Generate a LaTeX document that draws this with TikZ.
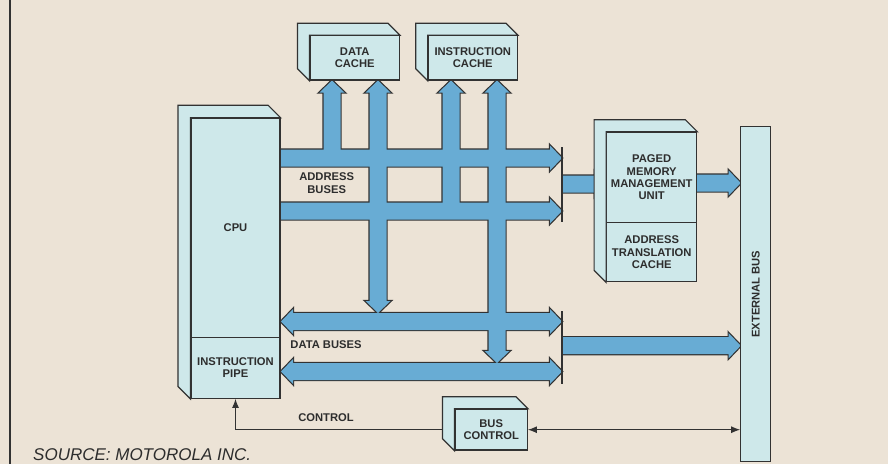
\documentclass[tikz,border=0pt]{standalone}
\usepackage{fontspec}
\setmainfont{Liberation Sans}
\usetikzlibrary{calc,arrows.meta}
\definecolor{paper}{RGB}{236,227,214}
\definecolor{boxc}{RGB}{206,232,234}
\definecolor{busc}{RGB}{104,172,212}
\definecolor{ol}{RGB}{50,50,50}
\definecolor{txt}{RGB}{45,45,45}
\def\bs{8.5}\def\bh{12.5}\def\bl{12}
% right-pointing bus arrow: x1, xtip, y
\newcommand\rarr[3]{(#1,{#3-\bs}) -- ({#2-\bl},{#3-\bs}) -- ({#2-\bl},{#3-\bh}) -- (#2,#3) -- ({#2-\bl},{#3+\bh}) -- ({#2-\bl},{#3+\bs}) -- (#1,{#3+\bs}) -- cycle}
% double-headed horizontal bus: xleft tip, xright tip, y
\newcommand\lrarr[3]{(#1,#3) -- ({#1+\bl},{#3-\bh}) -- ({#1+\bl},{#3-\bs}) -- ({#2-\bl},{#3-\bs}) -- ({#2-\bl},{#3-\bh}) -- (#2,#3) -- ({#2-\bl},{#3+\bh}) -- ({#2-\bl},{#3+\bs}) -- ({#1+\bl},{#3+\bs}) -- ({#1+\bl},{#3+\bh}) -- cycle}
% up arrow: x, ybase, ytip
\newcommand\uarr[3]{({#1-\bs},#2) -- ({#1-\bs},{#3+\bl}) -- ({#1-\bh},{#3+\bl}) -- (#1,#3) -- ({#1+\bh},{#3+\bl}) -- ({#1+\bs},{#3+\bl}) -- ({#1+\bs},#2) -- cycle}
% double-headed vertical bus: x, ytop tip, ybottom tip
\newcommand\udarr[3]{(#1,#2) -- ({#1+\bh},{#2+\bl}) -- ({#1+\bs},{#2+\bl}) -- ({#1+\bs},{#3-\bl}) -- ({#1+\bh},{#3-\bl}) -- (#1,#3) -- ({#1-\bh},{#3-\bl}) -- ({#1-\bs},{#3-\bl}) -- ({#1-\bs},{#2+\bl}) -- ({#1-\bh},{#2+\bl}) -- cycle}
\newcommand\busshapes[1]{%
 \path[#1] \rarr{280}{562}{158};
 \path[#1] \rarr{280}{562}{211};
 \path[#1] \uarr{332}{158}{80.5};
 \path[#1] \udarr{378}{80.5}{313};
 \path[#1] \uarr{451}{211}{80.5};
 \path[#1] \udarr{497}{80.5}{363};
 \path[#1] \lrarr{281}{562}{321.5};
 \path[#1] \lrarr{281}{562}{371.5};
 \path[#1] \rarr{563}{606.7}{184};
 \path[#1] \rarr{563}{740.7}{345.7};
 \path[#1] \rarr{696.7}{740.7}{183};
}
\newcommand\backface[3]{%
 \draw[boxline] ($(#1.north west)+(-#3,-#3)$) -- ($(#1.north east)+(-#3,-#3)$) -- (#1.north east) -- (#1.north west) -- (#2.south west) -- ($(#2.south west)+(-#3,-#3)$) -- cycle;}
\tikzset{
 lblfont/.style={font=\bfseries\fontsize{11.2}{12.4}\selectfont, text=txt, align=center},
 boxline/.style={draw=ol, fill=boxc, line width=1.2pt, line join=miter},
 box/.style={boxline, lblfont, inner sep=0pt},
 lbl/.style={lblfont, inner sep=0pt},
 thinline/.style={draw=ol, line width=1pt},
}
\begin{document}
\begin{tikzpicture}[x=1pt,y=-1pt]
\useasboundingbox (0,0) rectangle (888,464);
\fill[paper] (0,0) rectangle (888,464);
\draw[ol, line width=1.2pt] (10,0) -- (10,464);
% buses: outline then fill (union look)
\busshapes{draw=ol, line width=2.4pt}
\busshapes{fill=busc}
% bars where buses merge
\draw[ol, line width=1.2pt] (562,147) -- (562,222);
\draw[ol, line width=1.2pt] (562,311) -- (562,384);
% boxes
\node[box, minimum width=89.3pt, minimum height=44.3pt] (dcache) at (354.7,57.9) {DATA\\CACHE};
\backface{dcache}{dcache}{12}
\node[box, minimum width=89pt, minimum height=44.3pt] (icache) at (472.8,57.9) {INSTRUCTION\\CACHE};
\backface{icache}{icache}{12}
\node[box, minimum width=89pt, minimum height=219pt] (cpu) at (235.5,227.8) {CPU};
\node[box, minimum width=89pt, minimum height=61pt] (pipe) at (235.5,367.8) {INSTRUCTION\\PIPE};
\backface{cpu}{pipe}{12.5}
\node[box, minimum width=90pt, minimum height=90.4pt] (pmmu) at (651.7,177.5) {PAGED\\MEMORY\\MANAGEMENT\\UNIT};
\node[box, minimum width=90pt, minimum height=59pt] (atc) at (651.7,252.2) {ADDRESS\\TRANSLATION\\CACHE};
\backface{pmmu}{atc}{12}
\node[box, minimum width=72.3pt, minimum height=40.7pt] (busctl) at (491.2,429.7) {BUS\\CONTROL};
\backface{busctl}{busctl}{12}
\node[boxline, minimum width=30pt, minimum height=335pt, inner sep=0pt] (extbus) at (755.7,294.2) {};
\node[lbl, rotate=90] (extlbl) at (extbus.center) {EXTERNAL BUS};
% labels
\node[lbl] (addrlbl) at (326.7,183.3) {ADDRESS\\BUSES};
\node[lbl] (datalbl) at (326,345) {DATA BUSES};
\node[lbl] (ctllbl) at (326,417.3) {CONTROL};
% control connectors
\coordinate (ctlstart) at ([xshift=-12pt]busctl.west);
\draw[thinline, -{Latex[length=9pt,width=7pt]}] (ctlstart) -| (pipe.south);
\draw[thinline, {Latex[length=9pt,width=7pt]}-{Latex[length=9pt,width=7pt]}] (busctl.east) -- (busctl.east -| extbus.west);
% source
\node[anchor=base west, inner sep=0pt, font=\itshape\fontsize{17}{17}\selectfont, text=txt] (src) at (33,460.7) {SOURCE: MOTOROLA INC.};
\end{tikzpicture}
\end{document}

^^^^

▸ AIM
Repeat the data above exactly, but not the pictures.

▸ TASK ANSWER
Generate a LaTeX document that draws this with TikZ.
\documentclass[tikz,border=0pt]{standalone}
\usepackage{fontspec}
\setmainfont{Liberation Sans}
\usetikzlibrary{calc,arrows.meta}
\definecolor{paper}{RGB}{236,227,214}
\definecolor{boxc}{RGB}{206,232,234}
\definecolor{busc}{RGB}{104,172,212}
\definecolor{ol}{RGB}{50,50,50}
\definecolor{txt}{RGB}{45,45,45}
\def\bs{8.5}\def\bh{12.5}\def\bl{12}
% right-pointing bus arrow: x1, xtip, y
\newcommand\rarr[3]{(#1,{#3-\bs}) -- ({#2-\bl},{#3-\bs}) -- ({#2-\bl},{#3-\bh}) -- (#2,#3) -- ({#2-\bl},{#3+\bh}) -- ({#2-\bl},{#3+\bs}) -- (#1,{#3+\bs}) -- cycle}
% double-headed horizontal bus: xleft tip, xright tip, y
\newcommand\lrarr[3]{(#1,#3) -- ({#1+\bl},{#3-\bh}) -- ({#1+\bl},{#3-\bs}) -- ({#2-\bl},{#3-\bs}) -- ({#2-\bl},{#3-\bh}) -- (#2,#3) -- ({#2-\bl},{#3+\bh}) -- ({#2-\bl},{#3+\bs}) -- ({#1+\bl},{#3+\bs}) -- ({#1+\bl},{#3+\bh}) -- cycle}
% up arrow: x, ybase, ytip
\newcommand\uarr[3]{({#1-\bs},#2) -- ({#1-\bs},{#3+\bl}) -- ({#1-\bh},{#3+\bl}) -- (#1,#3) -- ({#1+\bh},{#3+\bl}) -- ({#1+\bs},{#3+\bl}) -- ({#1+\bs},#2) -- cycle}
% double-headed vertical bus: x, ytop tip, ybottom tip
\newcommand\udarr[3]{(#1,#2) -- ({#1+\bh},{#2+\bl}) -- ({#1+\bs},{#2+\bl}) -- ({#1+\bs},{#3-\bl}) -- ({#1+\bh},{#3-\bl}) -- (#1,#3) -- ({#1-\bh},{#3-\bl}) -- ({#1-\bs},{#3-\bl}) -- ({#1-\bs},{#2+\bl}) -- ({#1-\bh},{#2+\bl}) -- cycle}
\newcommand\busshapes[1]{%
 \path[#1] \rarr{280}{562}{158};
 \path[#1] \rarr{280}{562}{211};
 \path[#1] \uarr{332}{158}{80.5};
 \path[#1] \udarr{378}{80.5}{313};
 \path[#1] \uarr{451}{211}{80.5};
 \path[#1] \udarr{497}{80.5}{363};
 \path[#1] \lrarr{281}{562}{321.5};
 \path[#1] \lrarr{281}{562}{371.5};
 \path[#1] \rarr{563}{606.7}{184};
 \path[#1] \rarr{563}{740.7}{345.7};
 \path[#1] \rarr{696.7}{740.7}{183};
}
\newcommand\backface[3]{%
 \draw[boxline] ($(#1.north west)+(-#3,-#3)$) -- ($(#1.north east)+(-#3,-#3)$) -- (#1.north east) -- (#1.north west) -- (#2.south west) -- ($(#2.south west)+(-#3,-#3)$) -- cycle;}
\tikzset{
 lblfont/.style={font=\bfseries\fontsize{11.2}{12.4}\selectfont, text=txt, align=center},
 boxline/.style={draw=ol, fill=boxc, line width=1.2pt, line join=miter},
 box/.style={boxline, lblfont, inner sep=0pt},
 lbl/.style={lblfont, inner sep=0pt},
 thinline/.style={draw=ol, line width=1pt},
}
\begin{document}
\begin{tikzpicture}[x=1pt,y=-1pt]
\useasboundingbox (0,0) rectangle (888,464);
\fill[paper] (0,0) rectangle (888,464);
\draw[ol, line width=1.2pt] (10,0) -- (10,464);
% buses: outline then fill (union look)
\busshapes{draw=ol, line width=2.4pt}
\busshapes{fill=busc}
% bars where buses merge
\draw[ol, line width=1.2pt] (562,147) -- (562,222);
\draw[ol, line width=1.2pt] (562,311) -- (562,384);
% boxes
\node[box, minimum width=89.3pt, minimum height=44.3pt] (dcache) at (354.7,57.9) {DATA\\CACHE};
\backface{dcache}{dcache}{12}
\node[box, minimum width=89pt, minimum height=44.3pt] (icache) at (472.8,57.9) {INSTRUCTION\\CACHE};
\backface{icache}{icache}{12}
\node[box, minimum width=89pt, minimum height=219pt] (cpu) at (235.5,227.8) {CPU};
\node[box, minimum width=89pt, minimum height=61pt] (pipe) at (235.5,367.8) {INSTRUCTION\\PIPE};
\backface{cpu}{pipe}{12.5}
\node[box, minimum width=90pt, minimum height=90.4pt] (pmmu) at (651.7,177.5) {PAGED\\MEMORY\\MANAGEMENT\\UNIT};
\node[box, minimum width=90pt, minimum height=59pt] (atc) at (651.7,252.2) {ADDRESS\\TRANSLATION\\CACHE};
\backface{pmmu}{atc}{12}
\node[box, minimum width=72.3pt, minimum height=40.7pt] (busctl) at (491.2,429.7) {BUS\\CONTROL};
\backface{busctl}{busctl}{12}
\node[boxline, minimum width=30pt, minimum height=335pt, inner sep=0pt] (extbus) at (755.7,294.2) {};
\node[lbl, rotate=90] (extlbl) at (extbus.center) {EXTERNAL BUS};
% labels
\node[lbl] (addrlbl) at (326.7,183.3) {ADDRESS\\BUSES};
\node[lbl] (datalbl) at (326,345) {DATA BUSES};
\node[lbl] (ctllbl) at (326,417.3) {CONTROL};
% control connectors
\coordinate (ctlstart) at ([xshift=-12pt]busctl.west);
\draw[thinline, -{Latex[length=9pt,width=7pt]}] (ctlstart) -| (pipe.south);
\draw[thinline, {Latex[length=9pt,width=7pt]}-{Latex[length=9pt,width=7pt]}] (busctl.east) -- (busctl.east -| extbus.west);
% source
\node[anchor=base west, inner sep=0pt, font=\itshape\fontsize{17}{17}\selectfont, text=txt] (src) at (33,460.7) {SOURCE: MOTOROLA INC.};
\end{tikzpicture}
\end{document}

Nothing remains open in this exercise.